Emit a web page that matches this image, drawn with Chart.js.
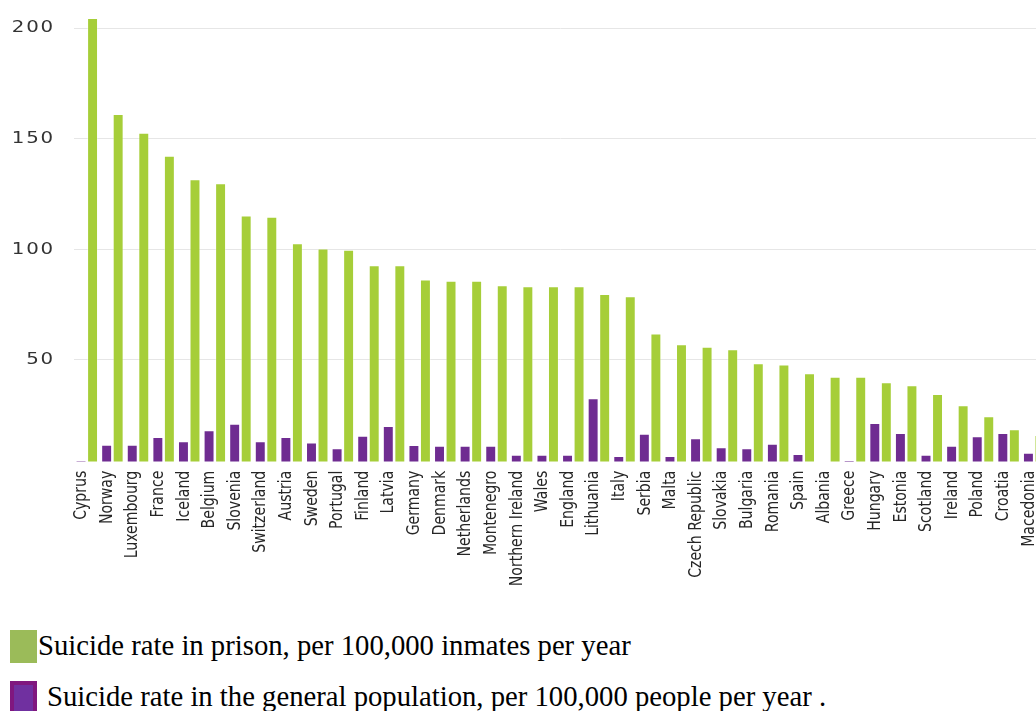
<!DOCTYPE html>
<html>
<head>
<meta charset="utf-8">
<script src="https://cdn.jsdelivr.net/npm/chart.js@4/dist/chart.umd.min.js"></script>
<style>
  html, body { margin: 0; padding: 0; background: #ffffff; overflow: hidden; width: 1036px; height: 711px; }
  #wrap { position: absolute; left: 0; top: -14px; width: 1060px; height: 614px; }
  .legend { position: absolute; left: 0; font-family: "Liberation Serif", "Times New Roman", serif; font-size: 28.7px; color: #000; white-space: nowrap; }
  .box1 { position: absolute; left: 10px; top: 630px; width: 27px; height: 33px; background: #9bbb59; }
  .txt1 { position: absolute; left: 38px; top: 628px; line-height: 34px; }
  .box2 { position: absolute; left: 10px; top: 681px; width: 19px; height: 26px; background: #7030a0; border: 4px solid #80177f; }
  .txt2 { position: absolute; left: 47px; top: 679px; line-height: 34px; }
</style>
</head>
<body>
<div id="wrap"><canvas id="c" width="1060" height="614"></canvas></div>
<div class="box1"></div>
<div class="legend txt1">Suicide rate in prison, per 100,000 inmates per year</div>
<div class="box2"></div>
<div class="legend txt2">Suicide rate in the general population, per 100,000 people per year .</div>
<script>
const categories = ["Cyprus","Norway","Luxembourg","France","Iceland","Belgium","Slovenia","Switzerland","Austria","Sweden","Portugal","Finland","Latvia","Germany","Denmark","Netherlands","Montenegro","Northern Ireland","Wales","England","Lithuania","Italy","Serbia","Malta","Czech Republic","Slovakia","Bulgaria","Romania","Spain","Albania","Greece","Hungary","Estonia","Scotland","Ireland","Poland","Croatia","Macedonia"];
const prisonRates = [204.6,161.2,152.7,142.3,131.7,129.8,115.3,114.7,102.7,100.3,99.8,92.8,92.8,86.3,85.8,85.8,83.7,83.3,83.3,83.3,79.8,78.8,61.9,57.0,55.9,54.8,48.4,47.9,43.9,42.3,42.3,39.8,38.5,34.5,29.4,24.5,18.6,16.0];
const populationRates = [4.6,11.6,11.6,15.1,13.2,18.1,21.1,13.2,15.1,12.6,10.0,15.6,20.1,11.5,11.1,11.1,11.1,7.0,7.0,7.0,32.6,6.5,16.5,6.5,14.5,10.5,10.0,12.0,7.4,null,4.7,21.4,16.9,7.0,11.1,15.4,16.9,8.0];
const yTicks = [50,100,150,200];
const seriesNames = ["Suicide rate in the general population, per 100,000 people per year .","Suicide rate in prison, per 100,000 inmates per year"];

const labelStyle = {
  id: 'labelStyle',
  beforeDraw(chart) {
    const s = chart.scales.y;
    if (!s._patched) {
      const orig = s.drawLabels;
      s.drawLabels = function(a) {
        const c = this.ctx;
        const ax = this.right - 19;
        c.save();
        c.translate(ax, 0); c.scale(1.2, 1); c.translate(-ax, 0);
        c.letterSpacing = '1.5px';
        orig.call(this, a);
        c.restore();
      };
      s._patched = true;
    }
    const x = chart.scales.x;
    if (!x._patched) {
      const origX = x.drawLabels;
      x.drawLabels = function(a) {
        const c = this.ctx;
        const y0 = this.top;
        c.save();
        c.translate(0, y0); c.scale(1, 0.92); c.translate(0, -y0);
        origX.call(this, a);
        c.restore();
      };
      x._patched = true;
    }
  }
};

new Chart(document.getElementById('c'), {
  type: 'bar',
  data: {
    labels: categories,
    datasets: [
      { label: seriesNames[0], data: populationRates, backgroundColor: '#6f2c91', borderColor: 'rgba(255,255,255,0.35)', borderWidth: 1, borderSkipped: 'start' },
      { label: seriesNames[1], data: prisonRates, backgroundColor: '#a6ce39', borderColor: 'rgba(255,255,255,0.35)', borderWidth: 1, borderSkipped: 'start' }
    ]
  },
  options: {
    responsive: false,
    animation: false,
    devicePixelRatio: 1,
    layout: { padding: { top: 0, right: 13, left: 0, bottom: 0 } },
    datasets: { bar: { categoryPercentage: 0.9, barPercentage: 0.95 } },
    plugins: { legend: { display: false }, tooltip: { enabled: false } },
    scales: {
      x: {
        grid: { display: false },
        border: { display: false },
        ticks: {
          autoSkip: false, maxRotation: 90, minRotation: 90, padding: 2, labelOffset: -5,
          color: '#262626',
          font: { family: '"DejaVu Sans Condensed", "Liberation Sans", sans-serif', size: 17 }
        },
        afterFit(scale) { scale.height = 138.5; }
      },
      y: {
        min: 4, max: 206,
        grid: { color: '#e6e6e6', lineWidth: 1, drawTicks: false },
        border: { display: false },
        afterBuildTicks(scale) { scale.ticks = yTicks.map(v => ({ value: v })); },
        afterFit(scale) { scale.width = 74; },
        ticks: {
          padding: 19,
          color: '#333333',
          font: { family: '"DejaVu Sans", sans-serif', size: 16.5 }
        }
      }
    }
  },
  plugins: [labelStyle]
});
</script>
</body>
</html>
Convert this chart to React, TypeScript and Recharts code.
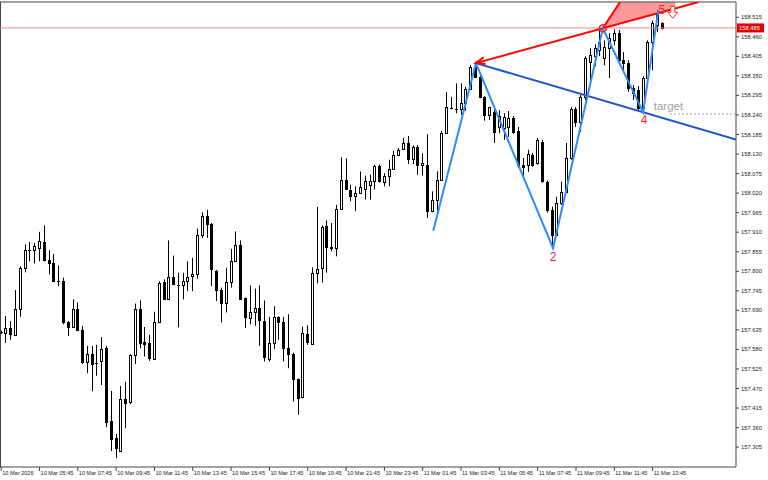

= = =

→ **The request**
Show the lines of the records that contain the word "this".

→ **Response to the exercise**
Emit a web page that matches this image, drawn with Chart.js.
        const c = this.ctx;
        const ax = this.right - 19;
        orig.call(this, a);
        const c = this.ctx;
        const y0 = this.top;
        origX.call(this, a);
Convert this chart to React, TypeScript and Recharts code.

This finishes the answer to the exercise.